▶ _Instructions to follow_:
Write out the entire listing below exactly as it appears, minus any pictures.

▶ _Data block_:

— START —

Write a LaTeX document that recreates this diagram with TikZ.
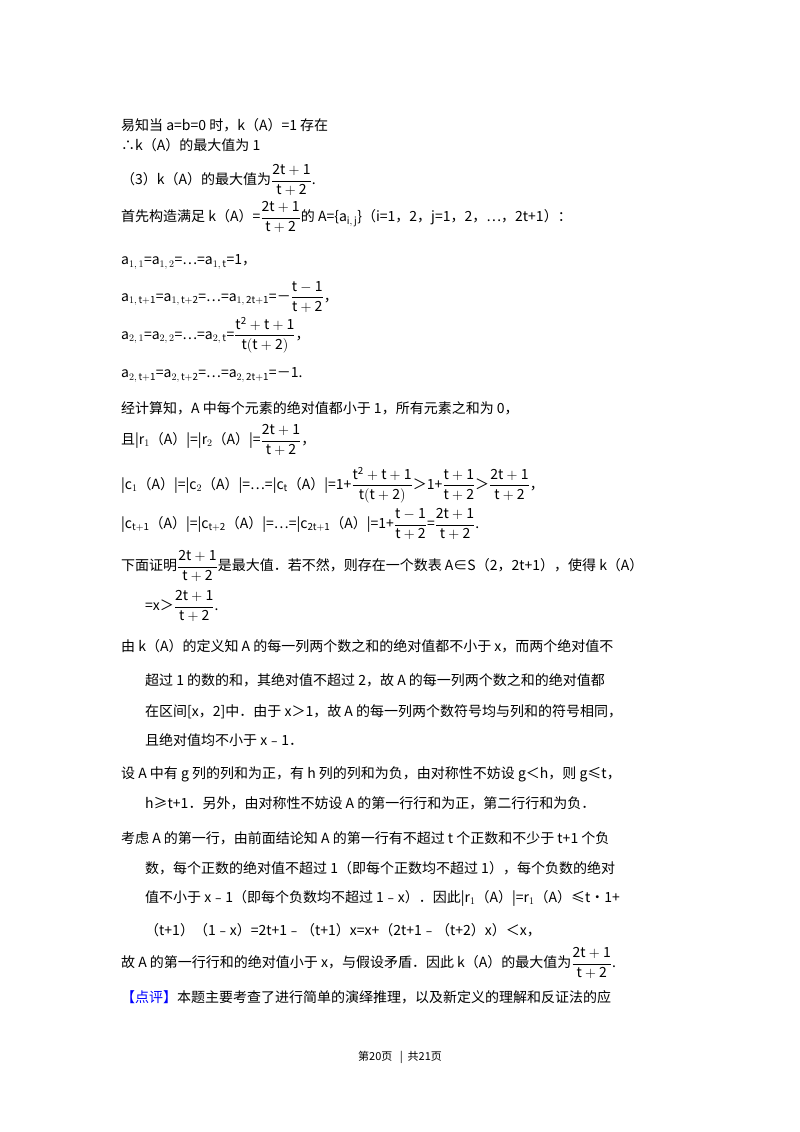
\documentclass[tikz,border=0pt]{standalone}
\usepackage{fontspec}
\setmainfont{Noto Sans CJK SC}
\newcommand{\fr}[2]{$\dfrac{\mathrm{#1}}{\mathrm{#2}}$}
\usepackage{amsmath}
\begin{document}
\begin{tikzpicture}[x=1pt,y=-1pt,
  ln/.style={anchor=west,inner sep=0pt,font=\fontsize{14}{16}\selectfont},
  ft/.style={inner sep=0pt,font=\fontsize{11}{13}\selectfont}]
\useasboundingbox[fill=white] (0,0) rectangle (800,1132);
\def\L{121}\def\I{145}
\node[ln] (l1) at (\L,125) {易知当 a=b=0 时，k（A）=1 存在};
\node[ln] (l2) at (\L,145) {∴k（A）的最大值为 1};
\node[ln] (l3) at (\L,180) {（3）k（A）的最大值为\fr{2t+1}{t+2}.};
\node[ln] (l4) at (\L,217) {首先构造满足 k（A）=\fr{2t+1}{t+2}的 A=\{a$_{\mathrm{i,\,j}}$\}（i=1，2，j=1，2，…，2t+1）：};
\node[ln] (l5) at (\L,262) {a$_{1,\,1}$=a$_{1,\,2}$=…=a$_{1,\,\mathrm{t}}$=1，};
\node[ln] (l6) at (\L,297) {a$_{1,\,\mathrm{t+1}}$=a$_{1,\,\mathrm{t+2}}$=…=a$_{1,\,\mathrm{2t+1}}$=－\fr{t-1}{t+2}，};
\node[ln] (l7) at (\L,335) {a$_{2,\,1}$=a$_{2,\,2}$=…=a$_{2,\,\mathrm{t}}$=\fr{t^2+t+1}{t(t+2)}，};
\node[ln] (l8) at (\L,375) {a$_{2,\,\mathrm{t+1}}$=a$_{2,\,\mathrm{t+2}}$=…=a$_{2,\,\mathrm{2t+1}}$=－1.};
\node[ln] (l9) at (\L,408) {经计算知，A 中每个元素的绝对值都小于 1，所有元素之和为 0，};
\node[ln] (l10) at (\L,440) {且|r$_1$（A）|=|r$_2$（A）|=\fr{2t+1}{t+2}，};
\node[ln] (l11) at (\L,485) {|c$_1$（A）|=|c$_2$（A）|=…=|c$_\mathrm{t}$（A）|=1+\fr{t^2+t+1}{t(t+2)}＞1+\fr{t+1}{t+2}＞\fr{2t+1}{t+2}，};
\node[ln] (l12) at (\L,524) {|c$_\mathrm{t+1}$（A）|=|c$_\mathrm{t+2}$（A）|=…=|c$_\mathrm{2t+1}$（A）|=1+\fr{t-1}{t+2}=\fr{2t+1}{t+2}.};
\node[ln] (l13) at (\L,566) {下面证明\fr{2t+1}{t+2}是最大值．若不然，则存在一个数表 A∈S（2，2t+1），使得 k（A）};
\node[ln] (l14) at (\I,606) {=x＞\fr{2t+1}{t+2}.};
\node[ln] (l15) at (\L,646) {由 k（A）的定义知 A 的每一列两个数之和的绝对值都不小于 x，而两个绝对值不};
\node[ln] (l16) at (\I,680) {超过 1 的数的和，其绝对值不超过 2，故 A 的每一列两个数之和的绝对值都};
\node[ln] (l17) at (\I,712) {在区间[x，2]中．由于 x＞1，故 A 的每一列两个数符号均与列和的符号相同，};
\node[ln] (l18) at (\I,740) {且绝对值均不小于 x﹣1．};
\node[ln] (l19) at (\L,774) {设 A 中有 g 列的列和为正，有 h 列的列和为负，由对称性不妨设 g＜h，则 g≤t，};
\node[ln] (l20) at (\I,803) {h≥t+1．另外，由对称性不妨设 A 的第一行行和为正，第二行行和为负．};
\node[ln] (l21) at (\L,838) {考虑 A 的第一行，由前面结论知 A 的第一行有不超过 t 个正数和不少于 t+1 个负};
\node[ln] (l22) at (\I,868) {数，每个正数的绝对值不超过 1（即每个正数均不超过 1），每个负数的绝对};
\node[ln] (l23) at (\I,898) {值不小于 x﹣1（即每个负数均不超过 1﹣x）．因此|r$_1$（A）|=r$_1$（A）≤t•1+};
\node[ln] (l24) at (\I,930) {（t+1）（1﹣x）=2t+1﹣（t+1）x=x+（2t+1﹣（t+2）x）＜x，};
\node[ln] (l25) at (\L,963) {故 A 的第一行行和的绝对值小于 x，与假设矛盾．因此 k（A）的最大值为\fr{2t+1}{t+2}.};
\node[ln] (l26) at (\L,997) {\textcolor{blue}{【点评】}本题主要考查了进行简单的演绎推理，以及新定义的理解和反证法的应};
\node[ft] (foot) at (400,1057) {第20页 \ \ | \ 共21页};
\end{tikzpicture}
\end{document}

— END —

▶ _Output for this exercise_:
Write a LaTeX document that recreates this diagram with TikZ.
\documentclass[tikz,border=0pt]{standalone}
\usepackage{fontspec}
\setmainfont{Noto Sans CJK SC}
\newcommand{\fr}[2]{$\dfrac{\mathrm{#1}}{\mathrm{#2}}$}
\usepackage{amsmath}
\begin{document}
\begin{tikzpicture}[x=1pt,y=-1pt,
  ln/.style={anchor=west,inner sep=0pt,font=\fontsize{14}{16}\selectfont},
  ft/.style={inner sep=0pt,font=\fontsize{11}{13}\selectfont}]
\useasboundingbox[fill=white] (0,0) rectangle (800,1132);
\def\L{121}\def\I{145}
\node[ln] (l1) at (\L,125) {易知当 a=b=0 时，k（A）=1 存在};
\node[ln] (l2) at (\L,145) {∴k（A）的最大值为 1};
\node[ln] (l3) at (\L,180) {（3）k（A）的最大值为\fr{2t+1}{t+2}.};
\node[ln] (l4) at (\L,217) {首先构造满足 k（A）=\fr{2t+1}{t+2}的 A=\{a$_{\mathrm{i,\,j}}$\}（i=1，2，j=1，2，…，2t+1）：};
\node[ln] (l5) at (\L,262) {a$_{1,\,1}$=a$_{1,\,2}$=…=a$_{1,\,\mathrm{t}}$=1，};
\node[ln] (l6) at (\L,297) {a$_{1,\,\mathrm{t+1}}$=a$_{1,\,\mathrm{t+2}}$=…=a$_{1,\,\mathrm{2t+1}}$=－\fr{t-1}{t+2}，};
\node[ln] (l7) at (\L,335) {a$_{2,\,1}$=a$_{2,\,2}$=…=a$_{2,\,\mathrm{t}}$=\fr{t^2+t+1}{t(t+2)}，};
\node[ln] (l8) at (\L,375) {a$_{2,\,\mathrm{t+1}}$=a$_{2,\,\mathrm{t+2}}$=…=a$_{2,\,\mathrm{2t+1}}$=－1.};
\node[ln] (l9) at (\L,408) {经计算知，A 中每个元素的绝对值都小于 1，所有元素之和为 0，};
\node[ln] (l10) at (\L,440) {且|r$_1$（A）|=|r$_2$（A）|=\fr{2t+1}{t+2}，};
\node[ln] (l11) at (\L,485) {|c$_1$（A）|=|c$_2$（A）|=…=|c$_\mathrm{t}$（A）|=1+\fr{t^2+t+1}{t(t+2)}＞1+\fr{t+1}{t+2}＞\fr{2t+1}{t+2}，};
\node[ln] (l12) at (\L,524) {|c$_\mathrm{t+1}$（A）|=|c$_\mathrm{t+2}$（A）|=…=|c$_\mathrm{2t+1}$（A）|=1+\fr{t-1}{t+2}=\fr{2t+1}{t+2}.};
\node[ln] (l13) at (\L,566) {下面证明\fr{2t+1}{t+2}是最大值．若不然，则存在一个数表 A∈S（2，2t+1），使得 k（A）};
\node[ln] (l14) at (\I,606) {=x＞\fr{2t+1}{t+2}.};
\node[ln] (l15) at (\L,646) {由 k（A）的定义知 A 的每一列两个数之和的绝对值都不小于 x，而两个绝对值不};
\node[ln] (l16) at (\I,680) {超过 1 的数的和，其绝对值不超过 2，故 A 的每一列两个数之和的绝对值都};
\node[ln] (l17) at (\I,712) {在区间[x，2]中．由于 x＞1，故 A 的每一列两个数符号均与列和的符号相同，};
\node[ln] (l18) at (\I,740) {且绝对值均不小于 x﹣1．};
\node[ln] (l19) at (\L,774) {设 A 中有 g 列的列和为正，有 h 列的列和为负，由对称性不妨设 g＜h，则 g≤t，};
\node[ln] (l20) at (\I,803) {h≥t+1．另外，由对称性不妨设 A 的第一行行和为正，第二行行和为负．};
\node[ln] (l21) at (\L,838) {考虑 A 的第一行，由前面结论知 A 的第一行有不超过 t 个正数和不少于 t+1 个负};
\node[ln] (l22) at (\I,868) {数，每个正数的绝对值不超过 1（即每个正数均不超过 1），每个负数的绝对};
\node[ln] (l23) at (\I,898) {值不小于 x﹣1（即每个负数均不超过 1﹣x）．因此|r$_1$（A）|=r$_1$（A）≤t•1+};
\node[ln] (l24) at (\I,930) {（t+1）（1﹣x）=2t+1﹣（t+1）x=x+（2t+1﹣（t+2）x）＜x，};
\node[ln] (l25) at (\L,963) {故 A 的第一行行和的绝对值小于 x，与假设矛盾．因此 k（A）的最大值为\fr{2t+1}{t+2}.};
\node[ln] (l26) at (\L,997) {\textcolor{blue}{【点评】}本题主要考查了进行简单的演绎推理，以及新定义的理解和反证法的应};
\node[ft] (foot) at (400,1057) {第20页 \ \ | \ 共21页};
\end{tikzpicture}
\end{document}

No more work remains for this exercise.